What needs to be done: Leave out every picture, then output exactly the lines between the ones holding "Clone this chart in Chart.js." and "CJK KR', 'Noto", inclusive, and nothing beyond them.

Collected data entries:
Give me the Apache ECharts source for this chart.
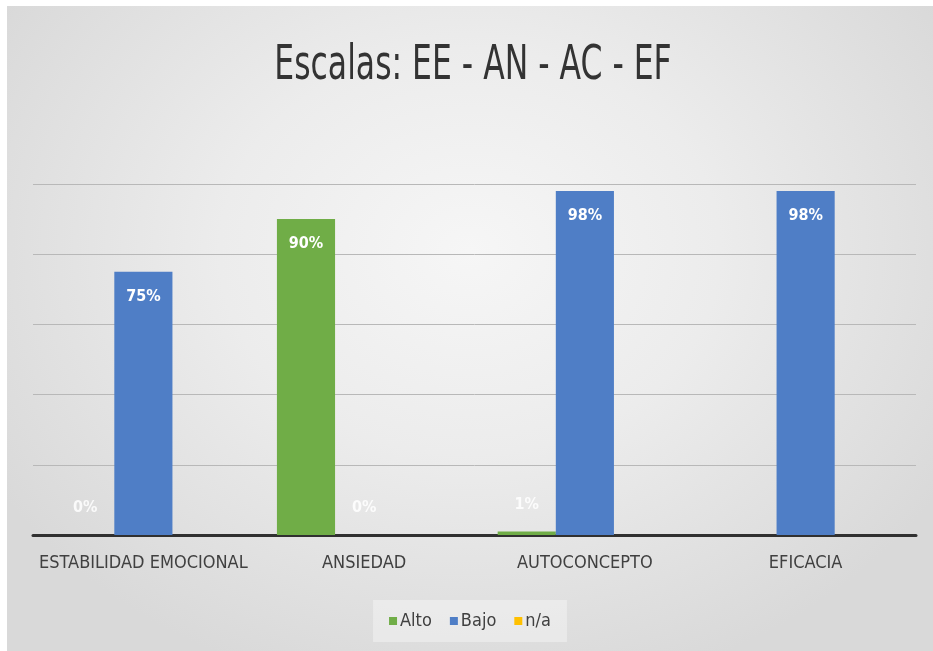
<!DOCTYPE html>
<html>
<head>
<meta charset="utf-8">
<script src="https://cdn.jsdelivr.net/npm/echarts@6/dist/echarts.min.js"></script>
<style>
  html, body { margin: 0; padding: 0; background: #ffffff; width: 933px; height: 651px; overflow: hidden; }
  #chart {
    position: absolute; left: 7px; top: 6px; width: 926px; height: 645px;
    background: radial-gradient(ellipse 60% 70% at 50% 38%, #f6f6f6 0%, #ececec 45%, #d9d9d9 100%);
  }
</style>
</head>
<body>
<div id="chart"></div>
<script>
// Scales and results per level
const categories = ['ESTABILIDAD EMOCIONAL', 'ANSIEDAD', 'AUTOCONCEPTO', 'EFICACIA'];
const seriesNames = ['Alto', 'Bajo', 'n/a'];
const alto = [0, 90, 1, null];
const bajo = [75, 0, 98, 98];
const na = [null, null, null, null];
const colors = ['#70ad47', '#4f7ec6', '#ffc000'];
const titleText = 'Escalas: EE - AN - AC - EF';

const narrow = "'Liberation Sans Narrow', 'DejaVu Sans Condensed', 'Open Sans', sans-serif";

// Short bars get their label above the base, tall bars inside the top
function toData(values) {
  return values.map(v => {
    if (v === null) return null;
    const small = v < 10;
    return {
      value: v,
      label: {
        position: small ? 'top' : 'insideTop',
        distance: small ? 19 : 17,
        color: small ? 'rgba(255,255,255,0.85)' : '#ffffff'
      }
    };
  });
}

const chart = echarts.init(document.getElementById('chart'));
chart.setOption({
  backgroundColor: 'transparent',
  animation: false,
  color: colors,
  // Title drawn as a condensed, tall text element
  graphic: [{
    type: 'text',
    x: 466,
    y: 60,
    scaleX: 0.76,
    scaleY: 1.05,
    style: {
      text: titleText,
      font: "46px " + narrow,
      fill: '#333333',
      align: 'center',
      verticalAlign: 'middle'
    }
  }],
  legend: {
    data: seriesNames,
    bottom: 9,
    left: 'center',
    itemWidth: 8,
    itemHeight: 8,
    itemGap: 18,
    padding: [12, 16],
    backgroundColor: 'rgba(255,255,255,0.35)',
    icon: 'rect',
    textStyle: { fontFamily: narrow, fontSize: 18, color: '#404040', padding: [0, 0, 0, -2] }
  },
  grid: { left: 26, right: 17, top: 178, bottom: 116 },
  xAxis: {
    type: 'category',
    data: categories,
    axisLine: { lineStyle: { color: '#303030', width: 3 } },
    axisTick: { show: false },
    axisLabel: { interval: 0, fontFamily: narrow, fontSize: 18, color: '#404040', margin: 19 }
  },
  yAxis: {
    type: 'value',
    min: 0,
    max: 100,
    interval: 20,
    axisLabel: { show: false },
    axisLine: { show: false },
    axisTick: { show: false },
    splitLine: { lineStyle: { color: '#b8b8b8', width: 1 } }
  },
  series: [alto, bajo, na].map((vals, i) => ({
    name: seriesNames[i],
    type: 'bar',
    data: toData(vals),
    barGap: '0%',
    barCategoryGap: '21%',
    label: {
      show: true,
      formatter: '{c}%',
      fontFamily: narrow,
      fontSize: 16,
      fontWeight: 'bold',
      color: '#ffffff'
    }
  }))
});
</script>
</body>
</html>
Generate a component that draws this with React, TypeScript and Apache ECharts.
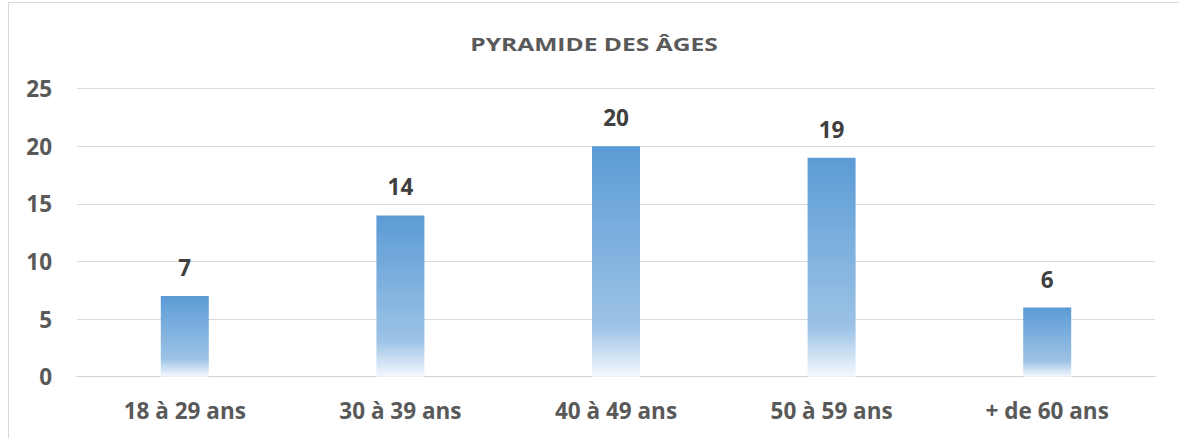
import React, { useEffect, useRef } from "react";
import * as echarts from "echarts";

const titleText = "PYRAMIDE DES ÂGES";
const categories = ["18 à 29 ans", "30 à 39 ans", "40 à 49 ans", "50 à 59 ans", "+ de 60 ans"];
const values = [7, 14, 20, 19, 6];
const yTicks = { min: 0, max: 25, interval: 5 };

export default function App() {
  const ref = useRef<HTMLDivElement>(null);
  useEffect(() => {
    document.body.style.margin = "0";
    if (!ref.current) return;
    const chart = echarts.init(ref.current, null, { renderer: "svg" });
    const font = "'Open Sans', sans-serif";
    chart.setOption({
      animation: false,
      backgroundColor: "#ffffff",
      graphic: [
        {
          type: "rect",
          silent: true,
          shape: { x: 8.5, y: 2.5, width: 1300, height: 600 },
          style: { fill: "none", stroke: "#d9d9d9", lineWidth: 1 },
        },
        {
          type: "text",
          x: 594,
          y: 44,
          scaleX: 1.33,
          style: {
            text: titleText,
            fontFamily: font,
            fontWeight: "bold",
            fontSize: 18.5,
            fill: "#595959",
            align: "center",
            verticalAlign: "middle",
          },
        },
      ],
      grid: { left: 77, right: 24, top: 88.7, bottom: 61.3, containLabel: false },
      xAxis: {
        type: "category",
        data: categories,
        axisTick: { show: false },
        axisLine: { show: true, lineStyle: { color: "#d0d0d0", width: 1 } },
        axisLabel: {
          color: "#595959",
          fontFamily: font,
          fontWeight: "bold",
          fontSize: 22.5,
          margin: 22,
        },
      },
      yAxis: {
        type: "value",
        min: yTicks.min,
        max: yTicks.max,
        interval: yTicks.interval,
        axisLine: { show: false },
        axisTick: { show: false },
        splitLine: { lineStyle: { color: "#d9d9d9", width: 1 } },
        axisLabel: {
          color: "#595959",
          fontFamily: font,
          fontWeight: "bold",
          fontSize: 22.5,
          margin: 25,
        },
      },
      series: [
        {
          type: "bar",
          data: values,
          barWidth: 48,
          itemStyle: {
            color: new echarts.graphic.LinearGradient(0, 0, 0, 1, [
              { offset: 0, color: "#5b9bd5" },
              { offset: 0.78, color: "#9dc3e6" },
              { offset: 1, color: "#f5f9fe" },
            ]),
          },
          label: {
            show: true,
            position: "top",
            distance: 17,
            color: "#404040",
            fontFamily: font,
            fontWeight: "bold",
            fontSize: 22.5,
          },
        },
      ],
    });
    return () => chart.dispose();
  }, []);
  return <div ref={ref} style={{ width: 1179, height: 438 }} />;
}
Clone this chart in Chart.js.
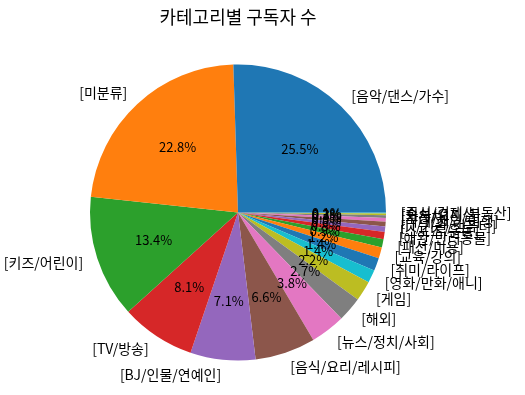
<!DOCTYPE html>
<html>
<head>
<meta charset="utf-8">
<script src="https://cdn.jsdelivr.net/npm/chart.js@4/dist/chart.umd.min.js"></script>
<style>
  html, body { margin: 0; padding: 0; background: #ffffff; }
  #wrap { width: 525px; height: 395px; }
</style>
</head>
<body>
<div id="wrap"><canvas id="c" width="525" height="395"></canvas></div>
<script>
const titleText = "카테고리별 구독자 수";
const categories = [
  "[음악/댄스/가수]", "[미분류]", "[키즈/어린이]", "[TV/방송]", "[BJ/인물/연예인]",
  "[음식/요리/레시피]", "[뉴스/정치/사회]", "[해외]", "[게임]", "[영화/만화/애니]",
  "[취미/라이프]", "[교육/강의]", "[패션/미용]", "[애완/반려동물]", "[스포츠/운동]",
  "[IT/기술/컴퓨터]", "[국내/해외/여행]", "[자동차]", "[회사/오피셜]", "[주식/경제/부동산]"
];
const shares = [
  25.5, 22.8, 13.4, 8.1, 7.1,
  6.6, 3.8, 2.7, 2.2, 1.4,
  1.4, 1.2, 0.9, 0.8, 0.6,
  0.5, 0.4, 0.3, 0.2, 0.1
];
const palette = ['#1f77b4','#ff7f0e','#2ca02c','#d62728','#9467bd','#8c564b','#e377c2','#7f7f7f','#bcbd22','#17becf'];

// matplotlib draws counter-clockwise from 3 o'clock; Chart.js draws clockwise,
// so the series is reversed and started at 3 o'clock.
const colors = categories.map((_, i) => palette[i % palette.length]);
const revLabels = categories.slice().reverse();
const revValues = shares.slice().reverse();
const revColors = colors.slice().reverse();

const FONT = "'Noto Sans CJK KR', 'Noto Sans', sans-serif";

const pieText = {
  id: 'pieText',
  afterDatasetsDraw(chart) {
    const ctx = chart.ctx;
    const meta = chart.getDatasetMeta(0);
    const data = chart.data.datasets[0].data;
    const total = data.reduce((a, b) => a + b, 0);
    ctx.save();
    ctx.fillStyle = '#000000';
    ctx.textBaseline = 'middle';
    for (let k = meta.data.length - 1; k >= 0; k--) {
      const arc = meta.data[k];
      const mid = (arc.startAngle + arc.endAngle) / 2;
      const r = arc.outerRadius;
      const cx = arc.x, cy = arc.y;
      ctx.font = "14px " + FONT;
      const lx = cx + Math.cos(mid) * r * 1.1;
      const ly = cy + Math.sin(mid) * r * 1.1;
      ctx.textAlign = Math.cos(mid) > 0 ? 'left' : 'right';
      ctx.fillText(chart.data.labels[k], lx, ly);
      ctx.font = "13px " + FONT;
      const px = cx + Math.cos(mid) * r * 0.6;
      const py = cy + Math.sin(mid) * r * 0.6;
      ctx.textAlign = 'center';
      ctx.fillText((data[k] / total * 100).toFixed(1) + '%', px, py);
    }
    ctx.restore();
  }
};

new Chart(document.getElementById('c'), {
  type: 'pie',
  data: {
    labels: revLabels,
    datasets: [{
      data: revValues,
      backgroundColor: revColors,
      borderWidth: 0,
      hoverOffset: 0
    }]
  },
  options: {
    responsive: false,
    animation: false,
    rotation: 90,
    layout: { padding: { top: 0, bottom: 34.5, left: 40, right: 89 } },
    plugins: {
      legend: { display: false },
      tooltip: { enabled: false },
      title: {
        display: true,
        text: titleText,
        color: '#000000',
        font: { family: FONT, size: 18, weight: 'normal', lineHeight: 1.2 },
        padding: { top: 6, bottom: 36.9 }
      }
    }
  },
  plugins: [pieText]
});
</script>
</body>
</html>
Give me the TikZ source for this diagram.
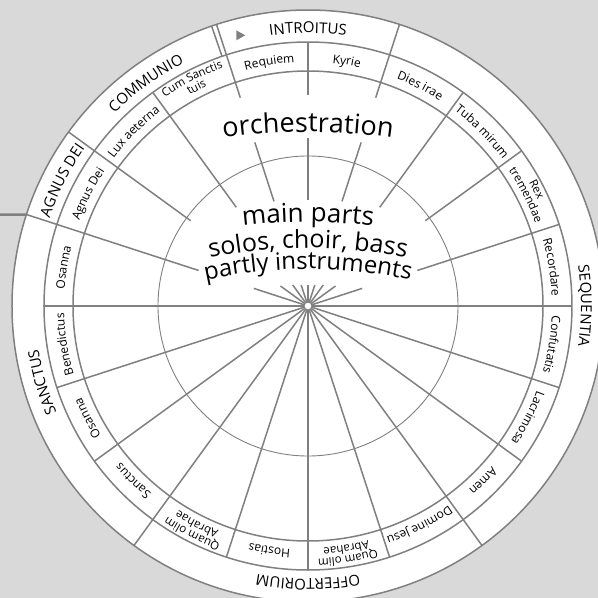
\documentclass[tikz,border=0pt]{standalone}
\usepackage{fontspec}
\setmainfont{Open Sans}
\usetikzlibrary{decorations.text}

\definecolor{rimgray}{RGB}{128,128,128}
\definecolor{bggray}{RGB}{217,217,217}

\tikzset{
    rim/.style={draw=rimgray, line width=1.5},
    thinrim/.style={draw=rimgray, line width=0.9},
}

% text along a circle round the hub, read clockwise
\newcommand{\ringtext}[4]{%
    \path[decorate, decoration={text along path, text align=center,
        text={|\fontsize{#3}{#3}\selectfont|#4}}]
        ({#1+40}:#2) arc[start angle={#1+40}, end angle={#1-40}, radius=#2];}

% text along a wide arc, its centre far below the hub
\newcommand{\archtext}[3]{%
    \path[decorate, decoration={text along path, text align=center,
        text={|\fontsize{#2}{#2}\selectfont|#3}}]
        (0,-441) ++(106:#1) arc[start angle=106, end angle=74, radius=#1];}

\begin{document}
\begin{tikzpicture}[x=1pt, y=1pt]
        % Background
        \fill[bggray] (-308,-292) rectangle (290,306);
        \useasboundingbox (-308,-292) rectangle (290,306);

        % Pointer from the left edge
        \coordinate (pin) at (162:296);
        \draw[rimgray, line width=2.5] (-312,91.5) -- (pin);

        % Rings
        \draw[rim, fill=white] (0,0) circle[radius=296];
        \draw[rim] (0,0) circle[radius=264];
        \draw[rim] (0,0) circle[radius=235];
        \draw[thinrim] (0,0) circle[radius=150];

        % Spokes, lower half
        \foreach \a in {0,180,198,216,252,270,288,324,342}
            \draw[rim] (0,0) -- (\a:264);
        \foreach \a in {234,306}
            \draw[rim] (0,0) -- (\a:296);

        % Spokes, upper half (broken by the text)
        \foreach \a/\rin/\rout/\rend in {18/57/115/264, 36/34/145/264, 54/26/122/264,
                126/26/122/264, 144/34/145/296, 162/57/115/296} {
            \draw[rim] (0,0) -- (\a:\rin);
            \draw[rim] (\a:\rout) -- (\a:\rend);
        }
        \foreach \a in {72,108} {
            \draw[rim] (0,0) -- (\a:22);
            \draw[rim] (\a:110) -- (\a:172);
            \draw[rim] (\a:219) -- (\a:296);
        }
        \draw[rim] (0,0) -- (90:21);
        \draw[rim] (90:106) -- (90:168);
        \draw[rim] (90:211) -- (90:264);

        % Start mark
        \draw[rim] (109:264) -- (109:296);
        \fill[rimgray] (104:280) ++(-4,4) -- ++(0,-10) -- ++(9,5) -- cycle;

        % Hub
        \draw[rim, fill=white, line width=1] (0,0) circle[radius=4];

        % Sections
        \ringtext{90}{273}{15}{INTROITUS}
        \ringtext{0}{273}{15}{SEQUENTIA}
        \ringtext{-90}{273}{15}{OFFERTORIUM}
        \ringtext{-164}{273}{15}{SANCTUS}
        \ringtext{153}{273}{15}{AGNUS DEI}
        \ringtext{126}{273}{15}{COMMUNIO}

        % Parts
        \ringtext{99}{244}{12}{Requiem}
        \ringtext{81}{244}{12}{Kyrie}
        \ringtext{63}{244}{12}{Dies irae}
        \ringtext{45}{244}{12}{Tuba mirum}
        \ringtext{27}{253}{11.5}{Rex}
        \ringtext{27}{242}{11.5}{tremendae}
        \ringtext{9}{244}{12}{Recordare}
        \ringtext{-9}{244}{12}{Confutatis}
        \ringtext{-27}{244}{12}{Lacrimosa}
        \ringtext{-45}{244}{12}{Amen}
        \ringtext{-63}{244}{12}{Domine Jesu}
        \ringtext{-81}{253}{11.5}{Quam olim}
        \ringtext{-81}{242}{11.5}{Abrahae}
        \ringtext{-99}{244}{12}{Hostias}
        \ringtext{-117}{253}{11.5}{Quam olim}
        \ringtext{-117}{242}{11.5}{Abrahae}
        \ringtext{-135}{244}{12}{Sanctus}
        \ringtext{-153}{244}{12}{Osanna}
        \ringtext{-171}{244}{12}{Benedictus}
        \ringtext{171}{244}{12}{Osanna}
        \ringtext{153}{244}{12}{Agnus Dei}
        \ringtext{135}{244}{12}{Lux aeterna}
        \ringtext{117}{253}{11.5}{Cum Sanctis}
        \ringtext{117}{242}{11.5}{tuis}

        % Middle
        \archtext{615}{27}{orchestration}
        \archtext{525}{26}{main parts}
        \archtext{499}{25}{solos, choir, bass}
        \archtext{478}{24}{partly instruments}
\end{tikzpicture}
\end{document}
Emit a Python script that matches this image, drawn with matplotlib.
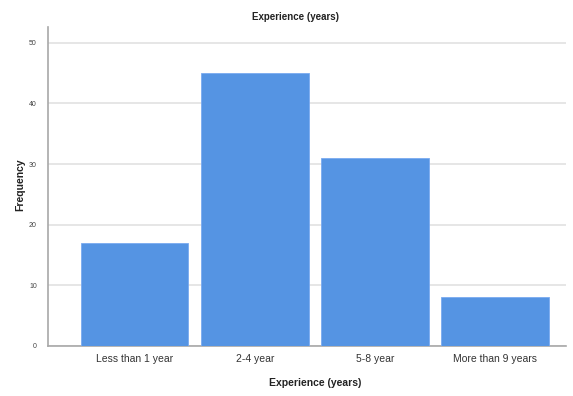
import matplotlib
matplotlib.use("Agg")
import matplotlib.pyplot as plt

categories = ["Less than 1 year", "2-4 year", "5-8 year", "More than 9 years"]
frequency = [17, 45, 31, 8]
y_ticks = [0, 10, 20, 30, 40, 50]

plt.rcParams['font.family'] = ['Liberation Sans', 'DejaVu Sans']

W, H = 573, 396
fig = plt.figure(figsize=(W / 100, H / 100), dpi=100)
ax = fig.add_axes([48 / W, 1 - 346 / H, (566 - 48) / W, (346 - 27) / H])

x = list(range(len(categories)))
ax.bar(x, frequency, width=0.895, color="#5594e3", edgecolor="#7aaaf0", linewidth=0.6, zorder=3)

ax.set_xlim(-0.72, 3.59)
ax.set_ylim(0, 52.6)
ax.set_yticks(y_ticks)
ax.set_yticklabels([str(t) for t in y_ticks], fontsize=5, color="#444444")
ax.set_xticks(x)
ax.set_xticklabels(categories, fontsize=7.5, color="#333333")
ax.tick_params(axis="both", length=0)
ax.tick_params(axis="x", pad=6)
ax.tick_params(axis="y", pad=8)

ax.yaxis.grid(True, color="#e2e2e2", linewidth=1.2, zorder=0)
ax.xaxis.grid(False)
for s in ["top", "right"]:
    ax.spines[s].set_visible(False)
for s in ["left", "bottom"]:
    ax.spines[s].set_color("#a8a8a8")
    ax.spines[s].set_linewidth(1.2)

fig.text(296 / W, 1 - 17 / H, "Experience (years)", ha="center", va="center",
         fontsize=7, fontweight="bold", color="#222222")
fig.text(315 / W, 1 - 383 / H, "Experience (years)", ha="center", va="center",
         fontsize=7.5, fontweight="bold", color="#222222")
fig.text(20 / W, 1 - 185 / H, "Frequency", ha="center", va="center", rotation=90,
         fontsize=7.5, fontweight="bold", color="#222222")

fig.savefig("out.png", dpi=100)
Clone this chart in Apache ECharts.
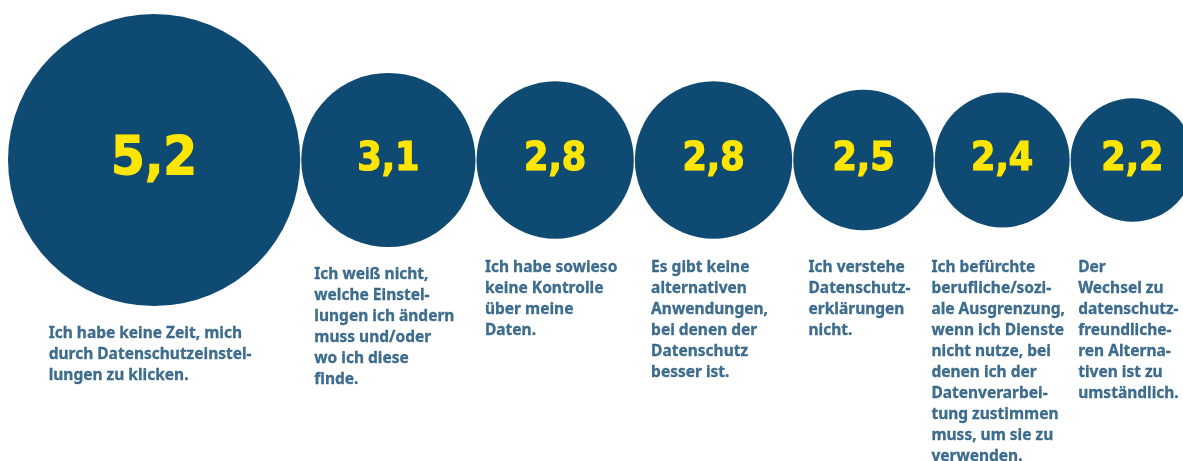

Response:
Clone this chart in Chart.js.
<!DOCTYPE html>
<html>
<head>
<meta charset="utf-8">
<script src="https://cdn.jsdelivr.net/npm/chart.js@4/dist/chart.umd.min.js"></script>
<style>
  html, body { margin: 0; padding: 0; background: #ffffff; }
  #wrap { width: 525px; height: 395px; }
</style>
</head>
<body>
<div id="wrap"><canvas id="c" width="525" height="395"></canvas></div>
<script>
const titleText = "카테고리별 구독자 수";
const categories = [
  "[음악/댄스/가수]", "[미분류]", "[키즈/어린이]", "[TV/방송]", "[BJ/인물/연예인]",
  "[음식/요리/레시피]", "[뉴스/정치/사회]", "[해외]", "[게임]", "[영화/만화/애니]",
  "[취미/라이프]", "[교육/강의]", "[패션/미용]", "[애완/반려동물]", "[스포츠/운동]",
  "[IT/기술/컴퓨터]", "[국내/해외/여행]", "[자동차]", "[회사/오피셜]", "[주식/경제/부동산]"
];
const shares = [
  25.5, 22.8, 13.4, 8.1, 7.1,
  6.6, 3.8, 2.7, 2.2, 1.4,
  1.4, 1.2, 0.9, 0.8, 0.6,
  0.5, 0.4, 0.3, 0.2, 0.1
];
const palette = ['#1f77b4','#ff7f0e','#2ca02c','#d62728','#9467bd','#8c564b','#e377c2','#7f7f7f','#bcbd22','#17becf'];

// matplotlib draws counter-clockwise from 3 o'clock; Chart.js draws clockwise,
// so the series is reversed and started at 3 o'clock.
const colors = categories.map((_, i) => palette[i % palette.length]);
const revLabels = categories.slice().reverse();
const revValues = shares.slice().reverse();
const revColors = colors.slice().reverse();

const FONT = "'Noto Sans CJK KR', 'Noto Sans', sans-serif";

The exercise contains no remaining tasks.